SOURCE RECORDS
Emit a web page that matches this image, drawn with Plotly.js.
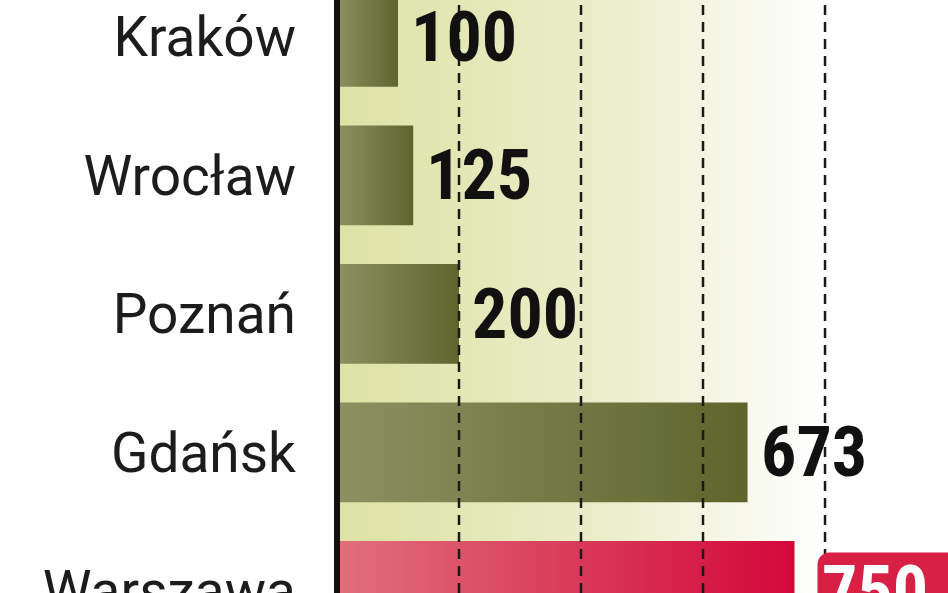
<!DOCTYPE html>
<html>
<head>
<meta charset="utf-8">
<script src="https://cdn.plot.ly/plotly-3.0.1.min.js"></script>
<style>
  html, body { margin: 0; padding: 0; background: #fff; }
  #chart { width: 948px; height: 593px; }
</style>
</head>
<body>
<div id="chart"></div>
<script>
const cities = ["Kraków", "Wrocław", "Poznań", "Gdańsk", "Warszawa"];
const values = [100, 125, 200, 673, 750];
const highlight = "Warszawa";
const gridValues = [200, 400, 600, 800];

const green = "#6f7540",
  red = "#d81f44",
  ink = "#111";
const numFont = "Liberation Sans Narrow, Roboto Condensed, DejaVu Sans Condensed, sans-serif";

const bgSvg =
  "<svg xmlns='http://www.w3.org/2000/svg' width='100' height='10' preserveAspectRatio='none'>" +
  "<defs><linearGradient id='g'><stop offset='0' stop-color='#dde2a4'/>" +
  "<stop offset='0.45' stop-color='#ebeecb'/><stop offset='0.8' stop-color='#ffffff'/></linearGradient></defs>" +
  "<rect width='100' height='10' fill='url(#g)'/></svg>";

const trace = {
  type: "bar",
  orientation: "h",
  y: cities,
  x: values,
  width: 0.72,
  marker: { color: cities.map((c) => (c === highlight ? red : green)), line: { width: 0 } },
  hoverinfo: "none",
};

const labels = cities.map((c, i) => {
  const hot = c === highlight;
  return {
    x: values[i],
    y: c,
    xref: "x",
    yref: "y",
    text: hot ? "<b>" + values[i] + "&nbsp;&nbsp;</b>" : "<b>" + values[i] + "</b>",
    showarrow: false,
    xanchor: "left",
    xshift: hot ? 22 : 12,
    font: { family: numFont, size: 70, color: hot ? "#fff" : ink },
    bgcolor: hot ? red : "rgba(0,0,0,0)",
    borderpad: hot ? 4 : 0,
    height: hot ? 68 : undefined,
  };
});

const grid = gridValues.map((v) => ({
  type: "line",
  xref: "x",
  yref: "paper",
  x0: v,
  x1: v,
  y0: 0,
  y1: 1,
  layer: "above",
  line: { color: "#1a1a1a", width: 2.5, dash: "10px,7px" },
}));

const axisLine = {
  type: "line",
  xref: "paper",
  yref: "paper",
  x0: 0,
  x1: 0,
  y0: 0,
  y1: 1,
  layer: "above",
  line: { color: ink, width: 6 },
};

const layout = {
  width: 948,
  height: 593,
  margin: { l: 337, r: 0, t: 0, b: 0 },
  paper_bgcolor: "#fff",
  plot_bgcolor: "rgba(0,0,0,0)",
  showlegend: false,
  xaxis: { range: [0, 1001.6], visible: false, fixedrange: true },
  yaxis: {
    range: [4.015, -0.267],
    showgrid: false,
    zeroline: false,
    showline: false,
    ticks: "",
    ticklabelstandoff: 40,
    tickfont: { family: "Roboto, sans-serif", size: 55, color: "#1c1c1c" },
    fixedrange: true,
  },
  images: [
    {
      source: "data:image/svg+xml;utf8," + encodeURIComponent(bgSvg),
      xref: "paper",
      yref: "paper",
      x: 0,
      y: 1,
      sizex: 1,
      sizey: 1,
      sizing: "stretch",
      layer: "below",
    },
  ],
  shapes: [...grid, axisLine],
  annotations: labels,
};

function addGradients(gd) {
  const svg = gd.querySelector(".main-svg");
  const ns = "http://www.w3.org/2000/svg";
  let defs = svg.querySelector("defs");
  if (!defs) {
    defs = document.createElementNS(ns, "defs");
    svg.insertBefore(defs, svg.firstChild);
  }
  const mk = (id, from, to) => {
    const lg = document.createElementNS(ns, "linearGradient");
    lg.setAttribute("id", id);
    [[0, from], [1, to]].forEach(([o, c]) => {
      const s = document.createElementNS(ns, "stop");
      s.setAttribute("offset", o);
      s.setAttribute("stop-color", c);
      lg.appendChild(s);
    });
    defs.appendChild(lg);
  };
  mk("barGreen", "#8c9162", "#5d652c");
  mk("barRed", "#e0707a", "#d3083a");
  gd.querySelectorAll(".trace.bars .point path").forEach((p, i) => {
    p.style.fill = cities[i] === highlight ? "url(#barRed)" : "url(#barGreen)";
  });
  // rounded corners on the highlighted value box
  gd.querySelectorAll(".annotation .bg").forEach((r) => {
    if (r.style.fill && r.style.fill.indexOf("216") >= 0) {
      r.setAttribute("rx", 12);
      r.setAttribute("ry", 12);
    }
  });
}

Plotly.newPlot("chart", [trace], layout, { displayModeBar: false, staticPlot: true }).then(addGradients);
</script>
</body>
</html>
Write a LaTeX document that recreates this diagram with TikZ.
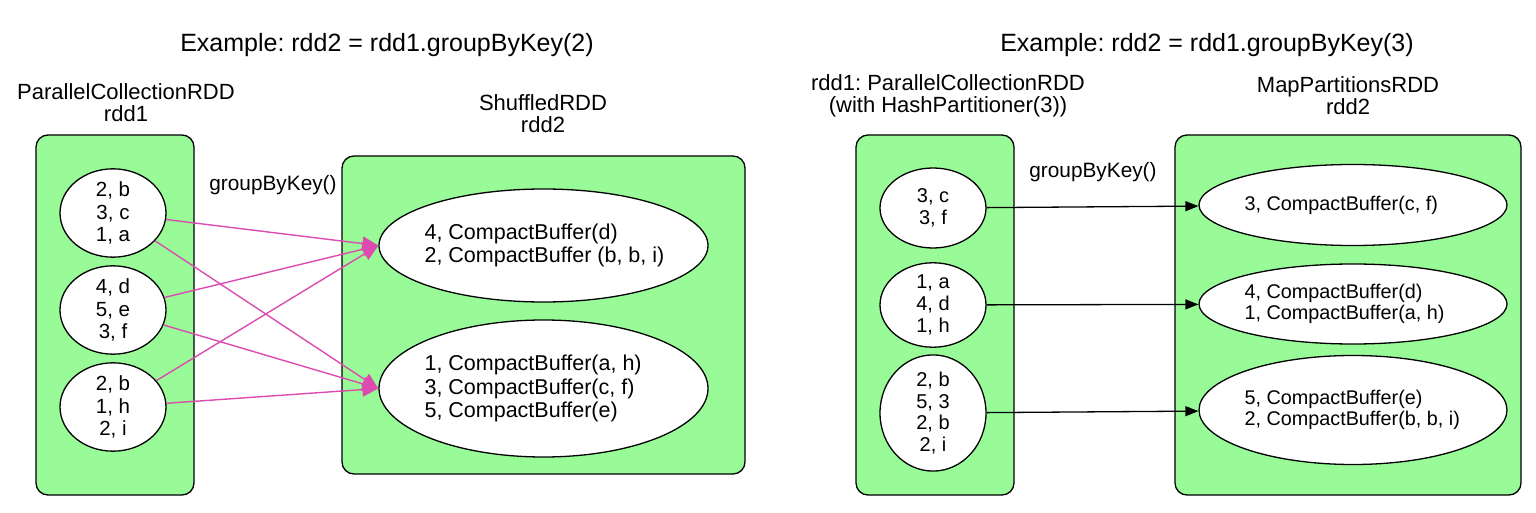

REQUIREMENT
Transcribe the complete set of entries verbatim. No pictures belong in the copy.

SOLVED EXERCISE
Emit a web page that matches this image, drawn with Plotly.js.
<!DOCTYPE html>
<html>
<head>
<meta charset="utf-8">
<script src="https://cdn.plot.ly/plotly-3.0.1.min.js"></script>
<style>
  html, body { margin: 0; padding: 0; background: #fff; }
  #chart { width: 948px; height: 593px; }
</style>
</head>
<body>
<div id="chart"></div>
<script>
const cities = ["Kraków", "Wrocław", "Poznań", "Gdańsk", "Warszawa"];
const values = [100, 125, 200, 673, 750];
const highlight = "Warszawa";
const gridValues = [200, 400, 600, 800];

const green = "#6f7540",
  red = "#d81f44",
  ink = "#111";
const numFont = "Liberation Sans Narrow, Roboto Condensed, DejaVu Sans Condensed, sans-serif";

const bgSvg =
  "<svg xmlns='http://www.w3.org/2000/svg' width='100' height='10' preserveAspectRatio='none'>" +
  "<defs><linearGradient id='g'><stop offset='0' stop-color='#dde2a4'/>" +
  "<stop offset='0.45' stop-color='#ebeecb'/><stop offset='0.8' stop-color='#ffffff'/></linearGradient></defs>" +
  "<rect width='100' height='10' fill='url(#g)'/></svg>";

const trace = {
  type: "bar",
  orientation: "h",
  y: cities,
  x: values,
  width: 0.72,
  marker: { color: cities.map((c) => (c === highlight ? red : green)), line: { width: 0 } },
  hoverinfo: "none",
};

const labels = cities.map((c, i) => {
  const hot = c === highlight;
  return {
    x: values[i],
    y: c,
    xref: "x",
    yref: "y",
    text: hot ? "<b>" + values[i] + "&nbsp;&nbsp;</b>" : "<b>" + values[i] + "</b>",
    showarrow: false,
    xanchor: "left",
    xshift: hot ? 22 : 12,
    font: { family: numFont, size: 70, color: hot ? "#fff" : ink },
    bgcolor: hot ? red : "rgba(0,0,0,0)",
    borderpad: hot ? 4 : 0,
    height: hot ? 68 : undefined,
  };
});

const grid = gridValues.map((v) => ({
  type: "line",
  xref: "x",
  yref: "paper",
  x0: v,
  x1: v,
  y0: 0,
  y1: 1,
  layer: "above",
  line: { color: "#1a1a1a", width: 2.5, dash: "10px,7px" },
}));

const axisLine = {
  type: "line",
  xref: "paper",
  yref: "paper",
  x0: 0,
  x1: 0,
  y0: 0,
  y1: 1,
  layer: "above",
  line: { color: ink, width: 6 },
};

const layout = {
  width: 948,
  height: 593,
  margin: { l: 337, r: 0, t: 0, b: 0 },
  paper_bgcolor: "#fff",
  plot_bgcolor: "rgba(0,0,0,0)",
  showlegend: false,
  xaxis: { range: [0, 1001.6], visible: false, fixedrange: true },
  yaxis: {
    range: [4.015, -0.267],
    showgrid: false,
    zeroline: false,
    showline: false,
    ticks: "",
    ticklabelstandoff: 40,
    tickfont: { family: "Roboto, sans-serif", size: 55, color: "#1c1c1c" },
    fixedrange: true,
  },
  images: [
    {
      source: "data:image/svg+xml;utf8," + encodeURIComponent(bgSvg),
      xref: "paper",
      yref: "paper",
      x: 0,
      y: 1,
      sizex: 1,
      sizey: 1,
      sizing: "stretch",
      layer: "below",
    },
  ],
  shapes: [...grid, axisLine],
  annotations: labels,
};

function addGradients(gd) {
  const svg = gd.querySelector(".main-svg");
  const ns = "http://www.w3.org/2000/svg";
  let defs = svg.querySelector("defs");
  if (!defs) {
    defs = document.createElementNS(ns, "defs");
    svg.insertBefore(defs, svg.firstChild);
  }
  const mk = (id, from, to) => {
    const lg = document.createElementNS(ns, "linearGradient");
    lg.setAttribute("id", id);
    [[0, from], [1, to]].forEach(([o, c]) => {
      const s = document.createElementNS(ns, "stop");
      s.setAttribute("offset", o);
      s.setAttribute("stop-color", c);
      lg.appendChild(s);
    });
    defs.appendChild(lg);
  };
  mk("barGreen", "#8c9162", "#5d652c");
  mk("barRed", "#e0707a", "#d3083a");
  gd.querySelectorAll(".trace.bars .point path").forEach((p, i) => {
    p.style.fill = cities[i] === highlight ? "url(#barRed)" : "url(#barGreen)";
  });
  // rounded corners on the highlighted value box
  gd.querySelectorAll(".annotation .bg").forEach((r) => {
    if (r.style.fill && r.style.fill.indexOf("216") >= 0) {
      r.setAttribute("rx", 12);
      r.setAttribute("ry", 12);
    }
  });
}

Plotly.newPlot("chart", [trace], layout, { displayModeBar: false, staticPlot: true }).then(addGradients);
</script>
</body>
</html>
Write a LaTeX document that recreates this diagram with TikZ.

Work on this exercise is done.